A middle-aged man was hijacked and sustained multiple gunshot wounds to the abdomen after being pulled out of his vehicle. He was brought to hospital by helicopter, had a single X-ray in the resuscitation bay and was rushed to theatre for a laparotomy. There were multiple perforating wounds and one penetrating wound with an expanded intact hollow point bullet lodged in the abdomen. The characteristic shape of the expanded hollow point bullet can be seen on X-ray. Note that there is another metallic artifact in the area: an ECG electrode.

The laparotomy findings were: extensively damaged inferior vena cava, holes in the stomach, spleen, small and large bowel and a massive cavitating hole in the liver which almost cut the liver in half. The liver had stellate tears in it from the cavitating rupturing effect of the projectile injury. The I.V.C was so badly damaged that a shunt had to be put in to return the venous blood from the liver directly to the right atrium of the heart. To this end, a thoracotomy was performed.

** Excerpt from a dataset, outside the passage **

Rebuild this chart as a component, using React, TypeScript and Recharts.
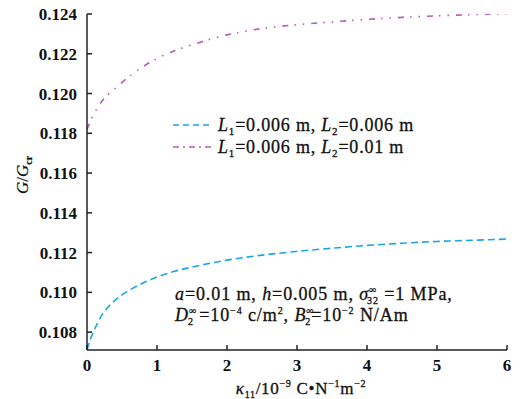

The surgeons battled for two hours to try to save the man, and despite employing high tech cell-saving machinery and having a spare anesthetist to handle fluids and pressures, the damage was too great and the patient did not survive. He had sustained too many injuries at the same time, each one bleeding profusely. The hollow point was retrieved and the surgeon took care not to handle the bullet with any metal instrument so as not to add tool marks to the surface. It could be any one of a number of widely available hollow points such as the Winchester JHP. Only detailed analysis will reveal the type of ammunition and the weapon used to fire it. Preliminary analysis indicates that the bullet is of the 9mm Parabellum variety. Handgun projectiles can cause cavitating injuries of inelastic organs such as the spleen, kidneys and liver.

It is obvious from the stipple on the patient's right flank that he was shot at close range. There were multiple breaches on the left flank and on the back.

The incidence of non-accidental gunshot wounds in Johannesburg has risen sharply since 1994. The average gunshot victim attendance at the Johannesburg Hospital was 150 per month in 1999. It has now risen to 160 per month (as of statistics available for 2001.)